Bon Appétit: Furniture

Furniture can distinguish a magazine over another. Often these repetitive elements may be used for navigation purposes or to create hierarchy. Other times, they are simply design elements that fit the brand and are revisited issue-to-issue. Bon Appétit features a long list of these furniture designs.

Section headers

In the top left on the TOC is the month that the magazine is in. Somewhere near the month is a yellow text box with black text telling the issue’s theme. Above the month and to the right is the volume and issue numbers.

The section headers are typically also the same issue-to-issue. Kitchen is in all black in front of a dotted overlay with story promos below it. City guides is also in white with a black outline and the featured city is always in a rectangular quote box above it.

Inside the sections, there are repeated markers to know what section you’re in. For example, in Starters there is the word starters in a outlined text box at the top left of the left page and in Kitchen, there is a lowercase k in roughly the same spot.

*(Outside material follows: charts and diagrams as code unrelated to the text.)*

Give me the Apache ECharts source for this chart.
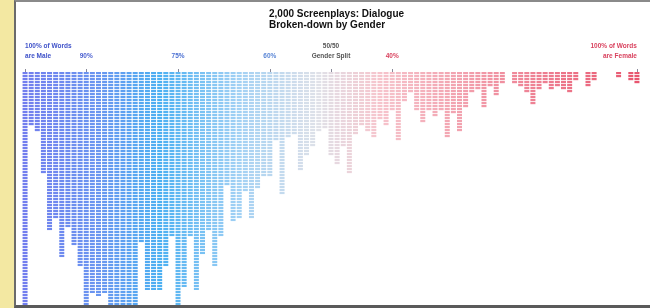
<!DOCTYPE html>
<html>
<head>
<meta charset="utf-8">
<script src="https://cdn.jsdelivr.net/npm/echarts@6/dist/echarts.min.js"></script>
<style>
  html, body { margin: 0; padding: 0; }
  body { width: 650px; height: 308px; background: #f3e8a2; position: relative; overflow: hidden; }
  #panel { position: absolute; left: 14px; top: 0; width: 634px; height: 303px; background: #fff;
           border-left: 2px solid #6b6b6b; border-top: 2px solid #8a8a8a; border-bottom: 3px solid #5a5a5a; }
  #chart { position: absolute; left: 0; top: 0; width: 650px; height: 308px; }
</style>
</head>
<body>
<div id="panel"></div>
<div id="chart"></div>
<script>
  // % of words spoken by men, one column per percent
  var malePct = [
    '100','99','98','97','96','95','94','93','92','91',
    '90','89','88','87','86','85','84','83','82','81',
    '80','79','78','77','76','75','74','73','72','71',
    '70','69','68','67','66','65','64','63','62','61',
    '60','59','58','57','56','55','54','53','52','51',
    '50','49','48','47','46','45','44','43','42','41',
    '40','39','38','37','36','35','34','33','32','31',
    '30','29','28','27','26','25','24','23','22','21',
    '20','19','18','17','16','15','14','13','12','11',
    '10','9','8','7','6','5','4','3','2','1','0'
  ];
  // number of films (dots) per column, as seen in the picture
  var filmCount = [
    78, 17, 19, 33, 52, 48, 61, 51, 57, 64,
    78, 73, 74, 73, 78, 78, 78, 78, 78, 56,
    72, 72, 72, 64, 54, 78, 71, 54, 72, 60,
    52, 64, 54, 37, 49, 48, 39, 48, 38, 34,
    34, 22, 40, 21, 20, 32, 27, 24, 19, 18,
    27, 30, 24, 33, 20, 17, 19, 21, 15, 17,
    12, 22, 9, 6, 12, 16, 12, 14, 12, 21,
    13, 19, 11, 6, 5, 11, 4, 7, 3, 0,
    3, 4, 6, 10, 5, 3, 5, 4, 5, 6,
    2, 0, 4, 2, 0, 0, 0, 1, 0, 2, 3
  ];
  var tickPct = ['100', '90', '75', '60', '50', '40', '0'];
  var tickText = ['100% of Words\nare Male', '90%', '75%', '60%', '50/50\nGender Split', '40%', '100% of Words\nare Female'];
  var tickColor = ['#3f52c9', '#4a5fd0', '#4a6fd2', '#5a86d6', '#555555', '#d9435f', '#d9435f'];

  // colour ramp male -> neutral -> female
  var rampPos = [0, 12, 22, 35, 48, 58, 75, 100];
  var rampCol = ['#727eee', '#6a96f0', '#4cb0f2', '#a2d1f4', '#e0e1e8', '#f6c4cc', '#f197a6', '#e8566f'];

  function hex(c) { return [parseInt(c.substr(1, 2), 16), parseInt(c.substr(3, 2), 16), parseInt(c.substr(5, 2), 16)]; }
  function rampColor(i) {
    for (var k = 0; k < rampPos.length - 1; k++) {
      if (i <= rampPos[k + 1]) {
        var t = (i - rampPos[k]) / (rampPos[k + 1] - rampPos[k]);
        var a = hex(rampCol[k]), b = hex(rampCol[k + 1]);
        return 'rgb(' + [0, 1, 2].map(function (j) { return Math.round(a[j] + (b[j] - a[j]) * t); }).join(',') + ')';
      }
    }
    return rampCol[rampCol.length - 1];
  }

  var seriesData = filmCount.map(function (v, i) {
    return { value: v, itemStyle: { color: rampColor(i) } };
  });

  var chart = echarts.init(document.getElementById('chart'), null, { renderer: 'canvas' });
  chart.setOption({
    animation: false,
    textStyle: { fontFamily: 'Liberation Sans, Arial, sans-serif' },
    graphic: [{
      type: 'text',
      left: 269, top: 9,
      style: {
        text: '2,000 Screenplays: Dialogue\nBroken-down by Gender',
        fontSize: 10, fontWeight: 'bold', lineHeight: 11, fill: '#111',
        fontFamily: 'Liberation Sans, Arial, sans-serif'
      }
    }],
    grid: { left: 22, right: 10, top: 72, bottom: 3 },
    xAxis: {
      type: 'category',
      data: malePct,
      position: 'top',
      offset: 8,
      axisLine: { show: false },
      axisTick: {
        show: true, length: 3, alignWithLabel: true,
        interval: function (i, v) { return tickPct.indexOf(v) >= 0; },
        lineStyle: { color: '#8a8a9a' }
      },
      axisLabel: {
        interval: function (i, v) { return tickPct.indexOf(v) >= 0; },
        formatter: function (v) { return tickText[tickPct.indexOf(v)]; },
        color: function (v) { return tickColor[tickPct.indexOf(v)]; },
        fontSize: 6.5, fontWeight: 'bold', lineHeight: 10, margin: 3,
        alignMinLabel: 'left', alignMaxLabel: 'right'
      }
    },
    yAxis: {
      type: 'value', inverse: true, min: 0, max: 78, show: false
    },
    series: [{
      type: 'pictorialBar',
      symbol: 'rect',
      symbolSize: [5, 2.2],
      symbolRepeat: true,
      symbolMargin: 0.4,
      symbolPosition: 'start',
      data: seriesData
    }]
  });
</script>
</body>
</html>
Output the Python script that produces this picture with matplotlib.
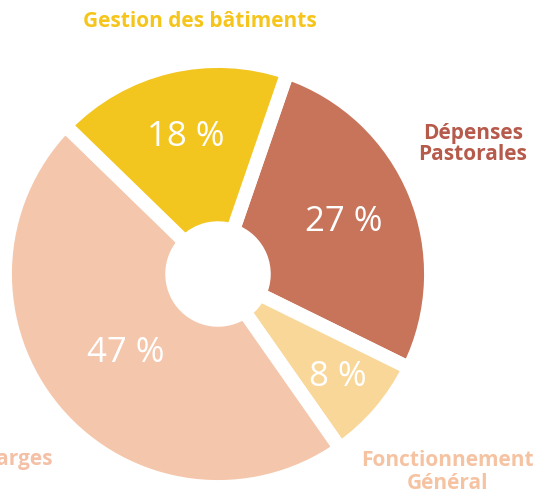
import matplotlib.pyplot as plt
import numpy as np

# Budget split (percent), drawn clockwise from the top-right
categories = ['Dépenses\nPastorales', 'Fonctionnement\nGénéral', 'Charges', 'Gestion des bâtiments']
shares = [27, 8, 47, 18]
slice_colors = ['#C8745A', '#F9D799', '#F4C6AB', '#F2C51F']
label_colors = ['#B65A4B', '#F6C3A2', '#F4C0A6', '#F5C51C']

R = 213
cx, cy = 218, 220

fig = plt.figure(figsize=(5.41, 4.94), dpi=100)
ax = fig.add_axes([0, 0, 1, 1])

wedges, texts, pcts = ax.pie(
    shares, colors=slice_colors, startangle=71, counterclock=False,
    radius=R, center=(cx, cy),
    autopct=lambda p: '%d %%' % round(p), pctdistance=0.66,
    wedgeprops=dict(width=R * 0.785, edgecolor='white', linewidth=10),
    textprops=dict(color='white', fontsize=25, family='Open Sans'),
    frame=True)
ax.set_xlim(0, 541)
ax.set_ylim(0, 494)
ax.set_aspect('equal')
ax.axis('off')

# nudge the percentage labels like in the original
dist = [0.64, 0.74, 0.57, 0.66]
for w, t, d in zip(wedges, pcts, dist):
    ang = np.deg2rad((w.theta1 + w.theta2) / 2)
    t.set_position((cx + R * d * np.cos(ang), cy + R * d * np.sin(ang)))

# category labels
lab_font = dict(family='Open Sans', fontsize=15, weight='bold')
ax.text(200, 472, categories[3], color=label_colors[3], ha='center', va='center', **lab_font)
ax.text(473, 350, categories[0], color=label_colors[0], ha='center', va='center',
        linespacing=0.95, **lab_font)
ax.text(447, 22, categories[1], color=label_colors[1], ha='center', va='center',
        linespacing=1.1, **lab_font)
ax.text(53, 34, categories[2], color=label_colors[2], ha='right', va='center', **lab_font)

fig.savefig('out.png', dpi=100, facecolor='white')
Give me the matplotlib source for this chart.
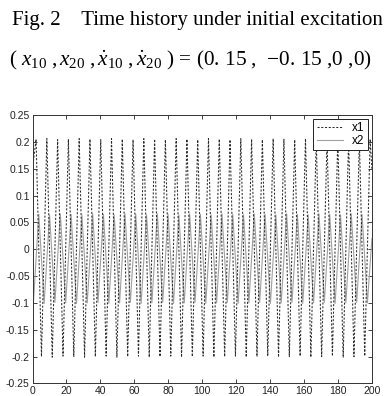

There’s usually a quote that is repeated in the city guide section or on covers.

Folios

The folios always include the page number with the month and year at the bottom left corner on the left page.

Yellow highlighting & boxes

As visible in some of the earlier photos, a color Bon App often returns to is yellow. They use yellow boxes for highlighting, for text, for backgrounds, and more.

Masthead doodles

The newer version of the masthead is a little more fun. There is a question and various team members will answer it. Their answers are on the masthead with fun arrows pointing to who said it, often with the name highlighted. All in yellow, of course! I think this is an awesome idea because it gives more personality to the magazine and with their answers, you might be able to understand where their personality is shown in the magazine and brand.

Arrows

Stemming from the arrows on the masthead are arrows all throughout the rest of the magazine. Sometimes even on the cover. Sometimes they’re colorful. Bon App uses them to relate captions to photos typically.

Dots

Bon App uses dots in a similar fashion as they do arrows. I think it’s nice to have more than one standard way to captioning photos. It’s not just boring text at the bottom of the photo.

Blue text

Visible in the arrow example, Bon App‘s go to color after black and white text is a light blue. This is considered furniture because it is repeated but not very often and it helps the reader understand that the caption isn’t body copy.

Recipe format

Recipes are always displayed in the same format. It looks almost like a handwritten recipe.